[start PROVIDED MATERIAL]
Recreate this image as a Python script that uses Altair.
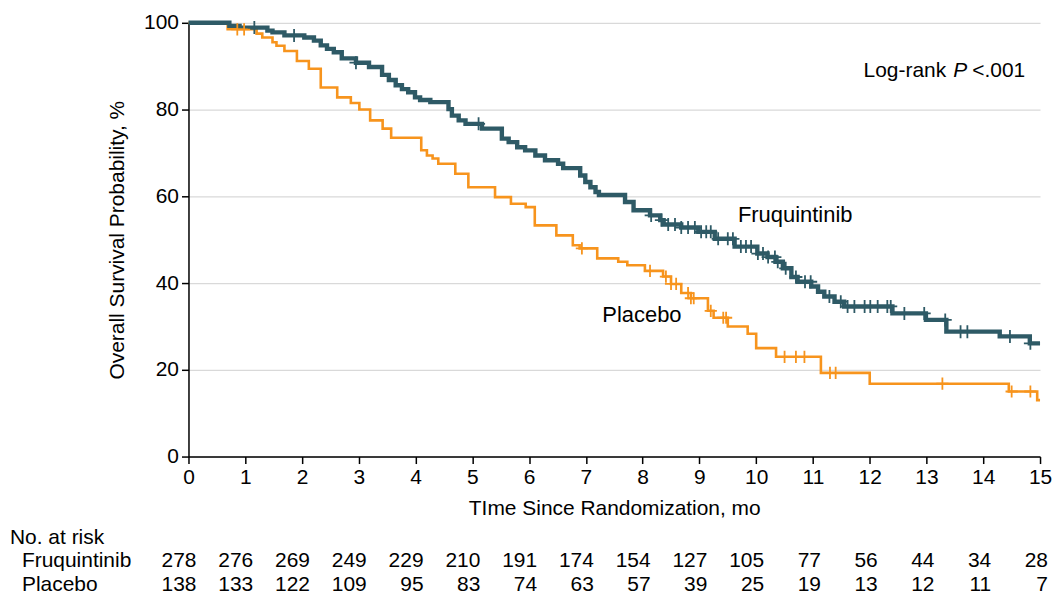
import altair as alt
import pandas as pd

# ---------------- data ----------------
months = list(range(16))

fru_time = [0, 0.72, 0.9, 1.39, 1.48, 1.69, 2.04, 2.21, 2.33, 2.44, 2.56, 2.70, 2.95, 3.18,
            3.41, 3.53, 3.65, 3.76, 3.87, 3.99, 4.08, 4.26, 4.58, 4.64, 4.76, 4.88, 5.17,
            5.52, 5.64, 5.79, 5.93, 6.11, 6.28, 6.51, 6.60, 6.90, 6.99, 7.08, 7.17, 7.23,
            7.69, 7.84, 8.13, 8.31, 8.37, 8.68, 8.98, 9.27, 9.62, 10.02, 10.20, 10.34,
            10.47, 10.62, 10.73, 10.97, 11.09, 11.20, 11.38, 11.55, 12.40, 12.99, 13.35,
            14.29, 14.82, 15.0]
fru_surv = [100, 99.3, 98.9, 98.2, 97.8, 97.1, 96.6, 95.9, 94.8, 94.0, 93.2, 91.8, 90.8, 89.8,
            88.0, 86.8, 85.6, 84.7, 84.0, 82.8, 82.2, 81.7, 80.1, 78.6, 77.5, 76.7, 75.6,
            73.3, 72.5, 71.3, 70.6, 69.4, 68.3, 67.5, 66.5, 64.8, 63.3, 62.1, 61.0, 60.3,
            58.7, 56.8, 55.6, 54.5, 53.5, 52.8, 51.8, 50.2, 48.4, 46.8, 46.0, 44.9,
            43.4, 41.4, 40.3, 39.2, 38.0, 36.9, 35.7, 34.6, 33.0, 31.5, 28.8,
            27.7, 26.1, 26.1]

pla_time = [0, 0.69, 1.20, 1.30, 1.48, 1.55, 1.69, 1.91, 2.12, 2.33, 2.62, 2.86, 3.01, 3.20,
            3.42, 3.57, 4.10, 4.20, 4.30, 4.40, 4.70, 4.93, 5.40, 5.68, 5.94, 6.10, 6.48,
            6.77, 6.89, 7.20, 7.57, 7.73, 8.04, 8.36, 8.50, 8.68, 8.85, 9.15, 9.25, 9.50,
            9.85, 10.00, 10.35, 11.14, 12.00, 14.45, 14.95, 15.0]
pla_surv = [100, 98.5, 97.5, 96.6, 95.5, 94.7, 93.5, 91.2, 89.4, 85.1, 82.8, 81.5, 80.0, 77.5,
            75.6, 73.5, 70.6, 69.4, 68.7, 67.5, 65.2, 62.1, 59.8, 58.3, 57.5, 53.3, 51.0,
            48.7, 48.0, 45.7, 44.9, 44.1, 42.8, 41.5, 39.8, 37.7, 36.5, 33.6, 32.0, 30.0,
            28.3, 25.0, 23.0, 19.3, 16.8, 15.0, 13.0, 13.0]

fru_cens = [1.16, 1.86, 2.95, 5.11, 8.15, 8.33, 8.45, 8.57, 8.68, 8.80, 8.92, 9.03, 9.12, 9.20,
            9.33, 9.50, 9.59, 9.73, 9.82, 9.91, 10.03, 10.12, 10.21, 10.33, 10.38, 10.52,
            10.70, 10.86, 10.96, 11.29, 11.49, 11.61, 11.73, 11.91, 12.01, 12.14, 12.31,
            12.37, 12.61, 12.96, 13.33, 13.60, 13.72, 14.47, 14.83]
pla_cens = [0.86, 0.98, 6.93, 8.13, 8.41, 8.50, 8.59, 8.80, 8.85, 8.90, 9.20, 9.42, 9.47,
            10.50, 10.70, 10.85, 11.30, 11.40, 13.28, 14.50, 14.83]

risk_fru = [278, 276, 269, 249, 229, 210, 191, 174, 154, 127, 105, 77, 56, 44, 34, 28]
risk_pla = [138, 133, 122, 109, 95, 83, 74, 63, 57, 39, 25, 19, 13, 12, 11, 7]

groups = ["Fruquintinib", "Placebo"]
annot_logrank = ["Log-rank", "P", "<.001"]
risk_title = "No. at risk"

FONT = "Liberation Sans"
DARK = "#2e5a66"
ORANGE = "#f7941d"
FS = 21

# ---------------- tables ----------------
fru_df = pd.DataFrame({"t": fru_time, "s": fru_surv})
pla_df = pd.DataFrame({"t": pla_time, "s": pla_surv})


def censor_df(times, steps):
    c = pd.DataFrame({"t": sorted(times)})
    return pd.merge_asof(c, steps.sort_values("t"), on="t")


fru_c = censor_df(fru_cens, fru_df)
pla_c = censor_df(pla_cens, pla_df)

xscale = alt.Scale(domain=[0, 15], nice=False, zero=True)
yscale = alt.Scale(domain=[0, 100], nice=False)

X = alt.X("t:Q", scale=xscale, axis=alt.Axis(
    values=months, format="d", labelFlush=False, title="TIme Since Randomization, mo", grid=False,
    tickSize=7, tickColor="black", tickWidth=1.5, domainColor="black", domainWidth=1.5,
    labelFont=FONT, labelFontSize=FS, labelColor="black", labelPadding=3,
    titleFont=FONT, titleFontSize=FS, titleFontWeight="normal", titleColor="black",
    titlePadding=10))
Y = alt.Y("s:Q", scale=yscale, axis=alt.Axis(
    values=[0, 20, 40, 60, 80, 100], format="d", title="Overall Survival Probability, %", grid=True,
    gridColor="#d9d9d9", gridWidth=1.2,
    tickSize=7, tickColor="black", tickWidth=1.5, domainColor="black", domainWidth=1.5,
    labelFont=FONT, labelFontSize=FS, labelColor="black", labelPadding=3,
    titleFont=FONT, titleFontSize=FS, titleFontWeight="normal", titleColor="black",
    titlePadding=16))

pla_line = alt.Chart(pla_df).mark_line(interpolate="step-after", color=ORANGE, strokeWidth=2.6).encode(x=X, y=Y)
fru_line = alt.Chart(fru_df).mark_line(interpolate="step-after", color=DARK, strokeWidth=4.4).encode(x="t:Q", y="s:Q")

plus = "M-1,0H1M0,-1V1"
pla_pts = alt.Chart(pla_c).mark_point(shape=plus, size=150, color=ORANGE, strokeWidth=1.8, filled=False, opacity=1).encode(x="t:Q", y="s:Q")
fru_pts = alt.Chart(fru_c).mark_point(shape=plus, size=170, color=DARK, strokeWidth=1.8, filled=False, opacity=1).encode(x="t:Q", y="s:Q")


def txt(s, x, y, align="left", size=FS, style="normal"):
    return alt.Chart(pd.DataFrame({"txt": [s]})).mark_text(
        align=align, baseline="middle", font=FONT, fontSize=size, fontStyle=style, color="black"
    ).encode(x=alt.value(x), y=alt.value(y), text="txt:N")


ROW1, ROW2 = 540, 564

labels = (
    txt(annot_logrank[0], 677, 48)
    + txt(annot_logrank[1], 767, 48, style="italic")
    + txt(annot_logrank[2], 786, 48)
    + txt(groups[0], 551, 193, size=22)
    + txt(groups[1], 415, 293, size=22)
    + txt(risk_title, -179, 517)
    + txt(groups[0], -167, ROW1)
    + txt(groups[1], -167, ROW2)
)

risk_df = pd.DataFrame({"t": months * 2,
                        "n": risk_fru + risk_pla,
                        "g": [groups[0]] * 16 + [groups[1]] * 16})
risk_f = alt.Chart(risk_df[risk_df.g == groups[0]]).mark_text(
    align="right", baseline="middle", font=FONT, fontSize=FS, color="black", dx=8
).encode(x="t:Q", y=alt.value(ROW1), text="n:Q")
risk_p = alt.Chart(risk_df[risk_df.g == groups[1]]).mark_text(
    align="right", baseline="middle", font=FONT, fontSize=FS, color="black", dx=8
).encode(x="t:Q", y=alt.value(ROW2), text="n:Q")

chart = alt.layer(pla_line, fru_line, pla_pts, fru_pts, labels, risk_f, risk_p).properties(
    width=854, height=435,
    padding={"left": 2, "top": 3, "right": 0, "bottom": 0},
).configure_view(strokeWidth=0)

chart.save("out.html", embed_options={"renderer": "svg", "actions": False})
[end PROVIDED MATERIAL]
Reproduce the material above exactly, first line through the line that contains "months = list(range(16))", minus the pictures.

**THE SOLUTION:**
Recreate this image as a Python script that uses Altair.
import altair as alt
import pandas as pd

# ---------------- data ----------------
months = list(range(16))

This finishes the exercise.